MATERIAL:
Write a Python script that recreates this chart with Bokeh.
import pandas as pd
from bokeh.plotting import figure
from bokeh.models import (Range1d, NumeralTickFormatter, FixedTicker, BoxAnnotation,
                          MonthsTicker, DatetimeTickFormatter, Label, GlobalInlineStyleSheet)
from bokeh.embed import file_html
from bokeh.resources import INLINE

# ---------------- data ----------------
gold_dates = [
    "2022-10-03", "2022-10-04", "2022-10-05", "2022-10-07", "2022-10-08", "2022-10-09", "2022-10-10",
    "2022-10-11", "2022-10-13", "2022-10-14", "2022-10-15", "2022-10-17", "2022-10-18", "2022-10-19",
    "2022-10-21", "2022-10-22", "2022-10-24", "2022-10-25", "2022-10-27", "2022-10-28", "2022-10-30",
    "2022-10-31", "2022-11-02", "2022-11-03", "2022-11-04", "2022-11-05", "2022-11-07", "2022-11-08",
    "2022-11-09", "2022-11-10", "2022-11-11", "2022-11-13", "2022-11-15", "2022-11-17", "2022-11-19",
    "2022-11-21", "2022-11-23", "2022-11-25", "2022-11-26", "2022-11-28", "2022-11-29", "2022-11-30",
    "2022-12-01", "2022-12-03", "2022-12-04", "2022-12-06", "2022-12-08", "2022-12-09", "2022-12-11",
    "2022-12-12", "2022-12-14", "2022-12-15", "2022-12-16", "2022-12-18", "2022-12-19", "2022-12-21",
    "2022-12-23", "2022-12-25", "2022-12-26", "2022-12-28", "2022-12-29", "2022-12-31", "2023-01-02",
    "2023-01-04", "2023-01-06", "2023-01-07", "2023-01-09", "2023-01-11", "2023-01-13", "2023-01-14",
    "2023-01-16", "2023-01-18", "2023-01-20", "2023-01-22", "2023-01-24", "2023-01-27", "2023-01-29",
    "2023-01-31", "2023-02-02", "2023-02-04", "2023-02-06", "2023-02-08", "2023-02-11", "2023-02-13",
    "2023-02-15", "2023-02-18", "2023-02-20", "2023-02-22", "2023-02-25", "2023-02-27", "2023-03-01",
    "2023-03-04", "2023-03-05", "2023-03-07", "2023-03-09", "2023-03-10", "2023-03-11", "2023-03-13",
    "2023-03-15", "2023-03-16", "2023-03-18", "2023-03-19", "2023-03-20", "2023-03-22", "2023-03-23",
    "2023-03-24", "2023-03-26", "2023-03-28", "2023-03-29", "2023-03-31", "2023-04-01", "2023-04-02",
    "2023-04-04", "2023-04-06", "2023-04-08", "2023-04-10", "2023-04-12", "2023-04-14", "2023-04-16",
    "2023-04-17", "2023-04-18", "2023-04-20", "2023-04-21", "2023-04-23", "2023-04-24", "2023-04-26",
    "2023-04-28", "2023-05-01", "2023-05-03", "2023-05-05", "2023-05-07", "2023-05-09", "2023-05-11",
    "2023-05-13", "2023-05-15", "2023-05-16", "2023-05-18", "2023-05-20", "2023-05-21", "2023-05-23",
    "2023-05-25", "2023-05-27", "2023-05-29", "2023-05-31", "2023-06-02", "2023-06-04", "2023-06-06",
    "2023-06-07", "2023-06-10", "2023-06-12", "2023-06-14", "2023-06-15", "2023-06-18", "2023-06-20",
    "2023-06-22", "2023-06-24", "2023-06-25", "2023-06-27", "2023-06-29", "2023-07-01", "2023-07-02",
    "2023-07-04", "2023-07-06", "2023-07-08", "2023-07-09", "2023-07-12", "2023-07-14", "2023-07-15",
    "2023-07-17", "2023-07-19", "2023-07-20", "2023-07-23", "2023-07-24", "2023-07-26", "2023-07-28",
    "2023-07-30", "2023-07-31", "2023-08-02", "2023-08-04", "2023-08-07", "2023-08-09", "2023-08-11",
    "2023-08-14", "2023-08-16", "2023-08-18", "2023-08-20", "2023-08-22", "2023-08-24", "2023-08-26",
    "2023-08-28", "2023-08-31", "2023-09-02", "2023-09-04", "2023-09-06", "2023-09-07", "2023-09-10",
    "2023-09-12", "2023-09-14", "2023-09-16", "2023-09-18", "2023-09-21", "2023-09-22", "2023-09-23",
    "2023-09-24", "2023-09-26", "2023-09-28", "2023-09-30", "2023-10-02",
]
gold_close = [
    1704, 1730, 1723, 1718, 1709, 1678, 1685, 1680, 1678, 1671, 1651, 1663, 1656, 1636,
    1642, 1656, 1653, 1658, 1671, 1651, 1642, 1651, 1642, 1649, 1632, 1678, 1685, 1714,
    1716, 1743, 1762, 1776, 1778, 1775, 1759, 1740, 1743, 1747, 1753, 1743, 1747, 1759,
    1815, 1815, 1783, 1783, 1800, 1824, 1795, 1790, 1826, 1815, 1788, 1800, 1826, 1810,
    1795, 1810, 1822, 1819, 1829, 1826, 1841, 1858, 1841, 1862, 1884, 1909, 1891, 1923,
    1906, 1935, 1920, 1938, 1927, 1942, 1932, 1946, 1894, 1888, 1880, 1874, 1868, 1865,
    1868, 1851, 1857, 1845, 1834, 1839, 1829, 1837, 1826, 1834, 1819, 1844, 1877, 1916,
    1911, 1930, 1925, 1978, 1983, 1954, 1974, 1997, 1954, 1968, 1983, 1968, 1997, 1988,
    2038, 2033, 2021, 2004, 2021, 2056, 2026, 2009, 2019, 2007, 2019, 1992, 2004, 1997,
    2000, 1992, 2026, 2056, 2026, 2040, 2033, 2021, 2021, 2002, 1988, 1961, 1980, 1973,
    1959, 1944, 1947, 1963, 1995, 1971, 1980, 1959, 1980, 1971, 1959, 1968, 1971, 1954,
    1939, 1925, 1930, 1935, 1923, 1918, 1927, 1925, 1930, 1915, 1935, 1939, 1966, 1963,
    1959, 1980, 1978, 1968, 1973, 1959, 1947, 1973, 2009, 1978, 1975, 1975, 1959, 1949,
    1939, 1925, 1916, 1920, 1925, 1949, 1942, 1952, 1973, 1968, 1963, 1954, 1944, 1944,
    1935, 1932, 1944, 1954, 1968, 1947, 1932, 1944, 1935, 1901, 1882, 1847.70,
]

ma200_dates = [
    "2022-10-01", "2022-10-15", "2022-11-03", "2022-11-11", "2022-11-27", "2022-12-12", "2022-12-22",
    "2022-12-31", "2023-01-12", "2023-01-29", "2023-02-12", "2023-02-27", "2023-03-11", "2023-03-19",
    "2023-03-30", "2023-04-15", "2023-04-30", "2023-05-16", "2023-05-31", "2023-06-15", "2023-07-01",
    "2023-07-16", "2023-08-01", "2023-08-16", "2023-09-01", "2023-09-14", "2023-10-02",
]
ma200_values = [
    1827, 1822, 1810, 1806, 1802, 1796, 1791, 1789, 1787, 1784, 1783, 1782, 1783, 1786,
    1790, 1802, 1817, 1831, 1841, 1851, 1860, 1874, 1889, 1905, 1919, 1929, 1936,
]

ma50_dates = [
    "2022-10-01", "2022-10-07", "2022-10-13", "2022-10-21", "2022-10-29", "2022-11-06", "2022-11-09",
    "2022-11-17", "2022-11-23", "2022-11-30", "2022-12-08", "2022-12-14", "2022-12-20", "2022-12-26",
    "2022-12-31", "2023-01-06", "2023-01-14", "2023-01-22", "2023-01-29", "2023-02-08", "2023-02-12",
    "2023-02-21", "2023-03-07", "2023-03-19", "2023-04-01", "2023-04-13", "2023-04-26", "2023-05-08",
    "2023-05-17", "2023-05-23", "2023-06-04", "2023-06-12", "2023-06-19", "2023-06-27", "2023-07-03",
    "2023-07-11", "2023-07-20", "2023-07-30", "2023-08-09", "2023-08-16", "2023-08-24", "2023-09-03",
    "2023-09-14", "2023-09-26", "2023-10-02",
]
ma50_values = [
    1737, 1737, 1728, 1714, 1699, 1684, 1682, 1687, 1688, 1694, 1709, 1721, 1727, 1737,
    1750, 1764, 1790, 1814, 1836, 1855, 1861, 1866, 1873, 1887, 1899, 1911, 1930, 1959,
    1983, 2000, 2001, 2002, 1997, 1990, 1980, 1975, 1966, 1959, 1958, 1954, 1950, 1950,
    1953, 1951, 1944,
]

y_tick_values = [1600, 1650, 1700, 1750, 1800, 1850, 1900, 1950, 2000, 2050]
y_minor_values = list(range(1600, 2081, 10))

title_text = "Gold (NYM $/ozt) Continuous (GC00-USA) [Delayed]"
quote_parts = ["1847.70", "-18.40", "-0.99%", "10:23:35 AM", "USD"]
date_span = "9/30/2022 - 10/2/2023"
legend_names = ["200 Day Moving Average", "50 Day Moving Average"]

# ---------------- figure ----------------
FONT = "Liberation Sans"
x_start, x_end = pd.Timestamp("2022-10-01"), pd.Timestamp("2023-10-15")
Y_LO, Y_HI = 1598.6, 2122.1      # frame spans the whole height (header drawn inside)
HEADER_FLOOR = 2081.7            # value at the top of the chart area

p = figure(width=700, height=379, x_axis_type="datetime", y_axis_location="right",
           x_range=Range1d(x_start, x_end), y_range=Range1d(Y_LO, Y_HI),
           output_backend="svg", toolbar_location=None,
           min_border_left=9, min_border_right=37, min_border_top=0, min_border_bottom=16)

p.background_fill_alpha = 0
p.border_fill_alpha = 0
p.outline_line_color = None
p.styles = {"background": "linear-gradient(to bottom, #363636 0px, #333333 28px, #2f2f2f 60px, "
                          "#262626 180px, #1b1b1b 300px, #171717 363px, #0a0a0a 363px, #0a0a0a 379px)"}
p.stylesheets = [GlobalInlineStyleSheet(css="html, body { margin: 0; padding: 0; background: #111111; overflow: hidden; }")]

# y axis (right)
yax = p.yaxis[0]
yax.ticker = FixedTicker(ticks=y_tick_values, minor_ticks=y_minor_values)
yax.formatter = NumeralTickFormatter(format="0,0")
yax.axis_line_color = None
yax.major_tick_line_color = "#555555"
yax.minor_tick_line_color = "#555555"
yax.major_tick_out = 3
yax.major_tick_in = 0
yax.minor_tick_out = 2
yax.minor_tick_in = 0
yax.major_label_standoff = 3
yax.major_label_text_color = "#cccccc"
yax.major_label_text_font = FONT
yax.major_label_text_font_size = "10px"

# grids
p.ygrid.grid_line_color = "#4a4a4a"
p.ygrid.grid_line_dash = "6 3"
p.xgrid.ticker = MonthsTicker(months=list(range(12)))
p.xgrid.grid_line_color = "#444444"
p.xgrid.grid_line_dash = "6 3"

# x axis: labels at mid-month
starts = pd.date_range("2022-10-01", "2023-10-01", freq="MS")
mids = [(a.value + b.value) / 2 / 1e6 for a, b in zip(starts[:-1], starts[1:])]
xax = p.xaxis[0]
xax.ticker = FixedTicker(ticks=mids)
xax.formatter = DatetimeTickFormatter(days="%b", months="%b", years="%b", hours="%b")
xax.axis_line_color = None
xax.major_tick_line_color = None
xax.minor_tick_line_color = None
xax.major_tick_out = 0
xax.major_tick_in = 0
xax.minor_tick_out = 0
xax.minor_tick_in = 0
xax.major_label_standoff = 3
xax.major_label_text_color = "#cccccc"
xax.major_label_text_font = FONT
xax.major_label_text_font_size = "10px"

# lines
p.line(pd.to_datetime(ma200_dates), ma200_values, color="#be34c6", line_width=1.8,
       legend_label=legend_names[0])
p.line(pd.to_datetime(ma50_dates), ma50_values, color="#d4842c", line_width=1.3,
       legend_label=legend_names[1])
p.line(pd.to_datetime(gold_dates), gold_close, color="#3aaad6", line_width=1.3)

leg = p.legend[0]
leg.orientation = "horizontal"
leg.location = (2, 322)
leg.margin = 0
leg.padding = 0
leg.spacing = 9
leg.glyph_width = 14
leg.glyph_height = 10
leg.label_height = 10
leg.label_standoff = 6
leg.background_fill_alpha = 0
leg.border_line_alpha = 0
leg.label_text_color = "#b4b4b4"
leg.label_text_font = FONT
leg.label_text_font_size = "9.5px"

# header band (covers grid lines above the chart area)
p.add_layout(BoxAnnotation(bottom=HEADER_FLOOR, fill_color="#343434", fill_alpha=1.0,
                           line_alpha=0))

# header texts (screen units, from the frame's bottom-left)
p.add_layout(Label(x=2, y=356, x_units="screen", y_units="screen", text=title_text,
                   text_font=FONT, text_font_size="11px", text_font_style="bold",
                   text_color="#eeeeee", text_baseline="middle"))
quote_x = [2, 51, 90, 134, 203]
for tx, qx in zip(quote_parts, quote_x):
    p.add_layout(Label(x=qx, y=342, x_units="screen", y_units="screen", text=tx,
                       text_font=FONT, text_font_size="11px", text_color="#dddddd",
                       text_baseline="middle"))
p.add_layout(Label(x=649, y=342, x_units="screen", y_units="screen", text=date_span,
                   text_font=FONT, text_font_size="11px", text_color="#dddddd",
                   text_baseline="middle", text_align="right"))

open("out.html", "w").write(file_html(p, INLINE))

PROBLEM TO WORK ON:
Reproduce only the lines from the top of the material through the one bearing "from bokeh.resources import INLINE", each exactly as it stands.

SOLVED EXERCISE:
Write a Python script that recreates this chart with Bokeh.
import pandas as pd
from bokeh.plotting import figure
from bokeh.models import (Range1d, NumeralTickFormatter, FixedTicker, BoxAnnotation,
                          MonthsTicker, DatetimeTickFormatter, Label, GlobalInlineStyleSheet)
from bokeh.embed import file_html
from bokeh.resources import INLINE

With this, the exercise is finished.